I understood Mr. Shapiro to say that there were no regulations imposed on a counter offer proposed by the target company.

Is that correct under the Illinois statute?

Russell C. Grimes, Jr.:

The way this came up, the Illinois Act initially as it defines a tender offer does not cover when an issuer is purchasing its own shares, but I am arguing that the Illinois Act covers all solicitations, and I cited that in the reply brief, requires that any solicitation of the target company management either favoring or for the rejection of a tender offer must be filed with the Secretary of State.

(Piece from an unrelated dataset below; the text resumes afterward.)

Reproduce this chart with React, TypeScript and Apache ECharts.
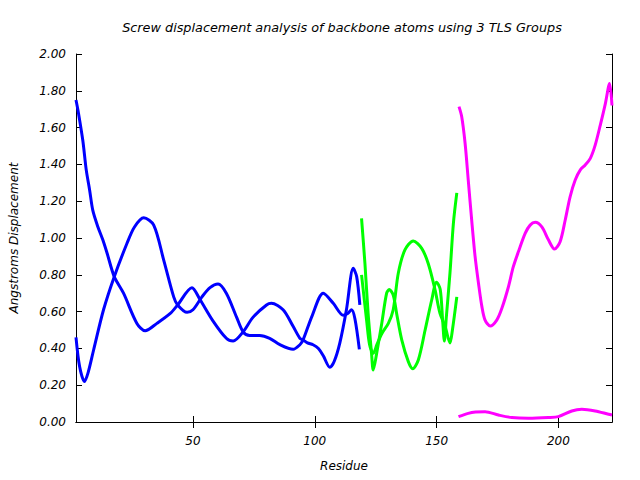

So, with the Chicago Rivet’s counteroffer here where they recommend… if they are recommending that Mite’s not be accepted, that was required to be filed with the Secretary of State under the Illinois Act.

It applies to solicitation material by both sides.

My point with Chicago Rivet, that certainly as an Illinois corporation the tender offer is for takeover of control.

It is like a merger, a proxy solicitation.

May I ask again about the… it applies to solicitation materials that relate to the–

Russell C. Grimes, Jr.:

Tender offer.

–initial tender offer, but then supposing they file an entirely separate group of documents making a brand new offer.

Would you say it also applied there?

If management made the second–

Russell C. Grimes, Jr.:

Well, I believe when a tender offer is… my… the Secretary’s interpretation, I believe, would apply there, because in the first instance, if there is a solicitation by an issuer to purchase its own shares, you are not having a transfer of control or all the other elements.

–Right.

Russell C. Grimes, Jr.:

But if you have the… you have a tender offer, you have a target company, if the target company then… and if they solicit their own shares without commenting on the tender offer, I would still think that would be within the gamut or within the scope of the Act there, because it is not that situation where they are initially just purchasing their own shares.

It is in reaction to a tender offer.

If there are no further questions.

Warren E. Burger:

Thank you, gentlemen.

The case is submitted.

The Honorable Court is now adjourned until tomorrow at ten o’clock [= 10:00].